Denominavano “Kattar Hindut Ekta” con una ‘t’ in più, ma non si trattava di un errore sulla dicitura hindu. Quella ‘t’ stava per hindutva, la variazione fondamentalista dell’appartenenza hindu. La dottrina stilata un secolo fa da Vinayak Damodar Savarkar sostenuta dal gruppo xenofobo e fascistoide Rastriya Swayam Sevak e da alcuni anni anche dal Bharatiya Janata Party, che proprio in base a quest’estremismo razziale e confessionale ha accresciuto consensi elettorali tanto da guidare il Paese dal 2014. Riferisce la stampa indiana che il gruppo “Kattar” era comparso su Whatsapp e riuniva in rete centoventi persone, poi aveva mutato il nome in “Hindu Ekta Zindabad” e “Hindu Unity”. Le chat attivate servivano a preparare scontri, o per meglio dire, aggressioni a giovani musulmani, assalti a rivendite e case di gente islamica. In base alla condivisione ideologica dell’odio confessionale che raccoglieva slogan come “uccidi il mullah” alla  fine dello scorso febbraio, in alcune aree di Delhi, come Bhajanpura, a grande presenza musulmana, sono partiti gli attacchi a persone e immobili che hanno prodotto 53 vittime e centinaia di feriti con rivendite, case, madrase incendiate e distrutte. I partecipanti al gruppo scrivevano apertamente: “Sono stato a bruciare case” e indicavano i luoghi. Oppure tifavano per i fanatici che lo stavano facendo. Ma c’erano messaggi ancor più truculenti, in perfetta linea con lo spirito dell’hindutva che ama predicare disprezzo e morte per i diversi.

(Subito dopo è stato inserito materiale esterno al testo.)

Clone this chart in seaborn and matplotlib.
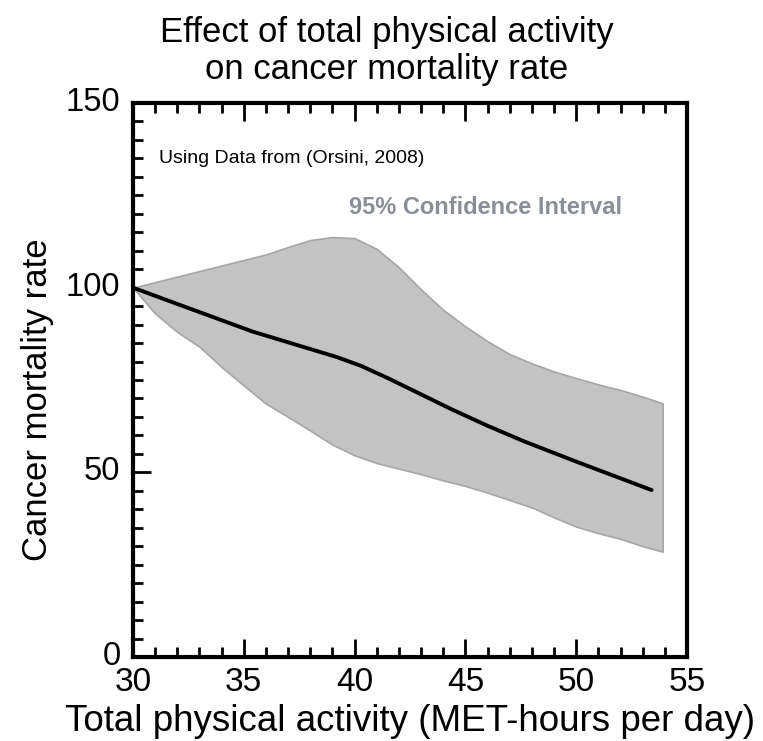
import matplotlib
matplotlib.use("Agg")
import matplotlib.pyplot as plt
from matplotlib.ticker import MultipleLocator
from matplotlib.transforms import ScaledTranslation
import pandas as pd
import seaborn as sns

# Fitted dose-response curve (relative cancer mortality, reference = 100)
activity = [30, 31.9, 35.4, 39.2, 40.3, 41.5, 44.4, 46.0, 47.6, 50.0, 53.4]
mortality = [100, 95.8, 88.1, 81.2, 78.8, 75.5, 67.0, 62.6, 58.5, 52.9, 45.2]

# 95% confidence band
band_activity = [30, 31, 32, 33, 34, 35, 36, 37, 38, 39, 40, 41, 42, 43, 44,
                 45, 46, 47, 48, 49, 50, 51, 52, 53, 53.9]
band_upper = [100, 101.5, 103, 104.5, 106, 107.5, 109, 111, 112.9, 113.7, 113.4,
              110.5, 105.5, 99.5, 94, 89.5, 85.5, 82, 79.5, 77.3, 75.5, 73.8,
              72.3, 70.5, 68.7]
band_lower = [100, 93, 88, 84, 78.5, 73.5, 68.6, 65, 61.3, 57.5, 54.6, 52.5, 51,
              49.5, 47.8, 46.3, 44.5, 42.5, 40.5, 37.8, 35.3, 33.5, 32, 30, 28.5]

curve = pd.DataFrame({"activity": activity, "mortality": mortality})

sns.set_theme(style="ticks")
plt.rcParams["font.family"] = ["Liberation Sans", "DejaVu Sans"]
plt.rcParams.update({
    "text.color": "black",
    "axes.labelcolor": "black",
    "xtick.color": "black",
    "ytick.color": "black",
    "axes.edgecolor": "black",
})

fig = plt.figure(figsize=(7.63, 7.41), dpi=100)
ax = fig.add_axes([0.1743, 0.1134, 0.7261, 0.7476])

ax.fill_between(band_activity, band_lower, band_upper, facecolor="#c3c3c3",
                edgecolor="#a6a6a6", linewidth=1.2, zorder=1)
sns.lineplot(data=curve, x="activity", y="mortality", ax=ax, color="black",
             linewidth=2.8, zorder=3)

ax.set_xlim(30, 55)
ax.set_ylim(0, 150)
ax.xaxis.set_major_locator(MultipleLocator(5))
ax.xaxis.set_minor_locator(MultipleLocator(1))
ax.yaxis.set_major_locator(MultipleLocator(50))
ax.yaxis.set_minor_locator(MultipleLocator(5))

for side in ax.spines.values():
    side.set_linewidth(3.0)
ax.tick_params(which="both", direction="in", top=True, right=False, width=2.0)
ax.tick_params(axis="x", which="major", length=13, pad=7, labelsize=24)
ax.tick_params(axis="x", which="minor", length=7)
ax.tick_params(axis="y", which="major", length=13, pad=9, labelsize=23.5)
ax.tick_params(axis="y", which="minor", length=7)

ax.set_xlabel("Total physical activity (MET-hours per day)", fontsize=26.5,
              va="baseline")
ax.xaxis.set_label_coords(0.5, -0.134)
ax.set_ylabel("Cancer mortality rate", fontsize=25, va="center")
ax.yaxis.set_label_coords(-0.172, 0.465)

ax.text(0.047, 0.9, "Using Data from (Orsini, 2008)", transform=ax.transAxes,
        fontsize=14, va="center", ha="left")
ax.text(0.39, 0.812, "95% Confidence Interval", transform=ax.transAxes,
        fontsize=17, fontweight="bold", color="#8a8e96", va="center",
        ha="left")

fig.text(0.507, 0.978, "Effect of total physical activity\non cancer mortality rate",
         ha="center", va="top", fontsize=25, linespacing=1.15)

# y tick labels sit a little above their ticks
fig.canvas.draw()
lift = ScaledTranslation(0, 4 / 100, fig.dpi_scale_trans)
for tick in ax.yaxis.get_major_ticks():
    tick.label1.set_transform(tick.label1.get_transform() + lift)

fig.savefig("out.png", dpi=100)
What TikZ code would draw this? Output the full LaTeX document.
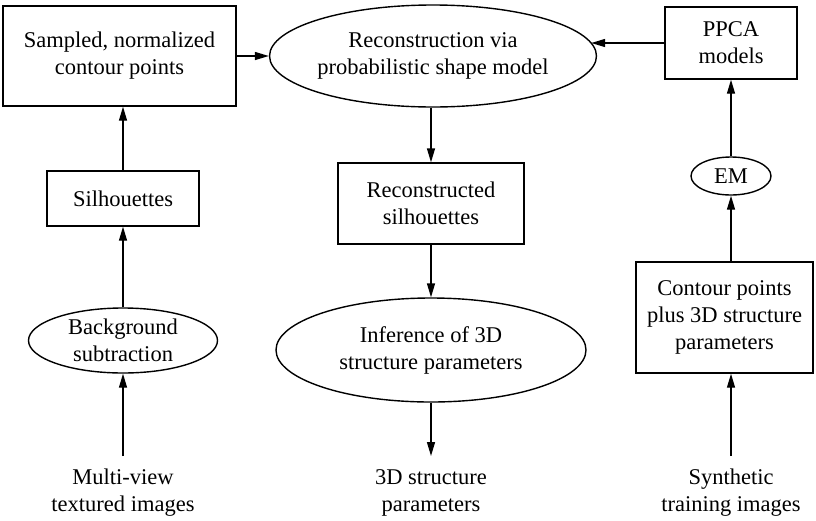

Fate a pezzi i mullah”, recitavano alcuni messaggi. E ancora “Fratelli ora noi dobbiamo stuprare le loro madri” e “Le donne islamiche siedono fuori dalle moschee, violentatele”. Col salire delle prospettive omicide, invocate e praticate, qualcuno abbandona il gruppo Whats e immediatamente viene tacciato d’impotenza e codardìa. Seguono i proclami di dove sarebbero scoppiati nuovi agguati (a dimostrazione della premeditazione delle violenze) e conseguenti particolari sui pestaggi, alcuni dei quali letali. Insomma i dieci giorni di terrore anti islamico risultano tracciati su quella casella. Tutto viene giustificato dal fatto che i maschi musulmani cercano di legarsi sentimentalmente a donne hindu per convertirle e per mettere su famiglia secondo i dettami del Corano. Una prospettiva inaccettabile… E ancora  leggendo sull’incremento della natalità islamica: “Cosa accadrà al nostro lavoro, ai figli, alla Costituzione, alle orgogliose caste, ai nostri leader, ai pandit kashmiri? Quando potremo trovare una soluzione?”. Taluni passaggi espressamente violenti, poi rimossi dagli amministratori del gruppo, comparivano in un video con mausolei dati alle fiamme e immagini di proiettili da usare con diverse armi. E’ comparso anche un discorso di Kapil Mishra, politico focoso, attivo con azioni di denuncia contro la corruzione di membri di vari governi, e da un anno passato dal populista Aam Aadmi Party al partito di Modi. In occasione delle manifestazioni al 'Citizenship Amendment Act', Mishra aveva preso posizione contro le proteste alla contestata legge di apartheid per gli stranieri islamici. Così nei giorni di fuoco dello scorso febbraio i creatori del ‘sito hindutva’ hanno usato anche i suoi discorsi. Dopo il fermo di cinque animatori del gruppo, non proprio virtuale, la polizia indaga.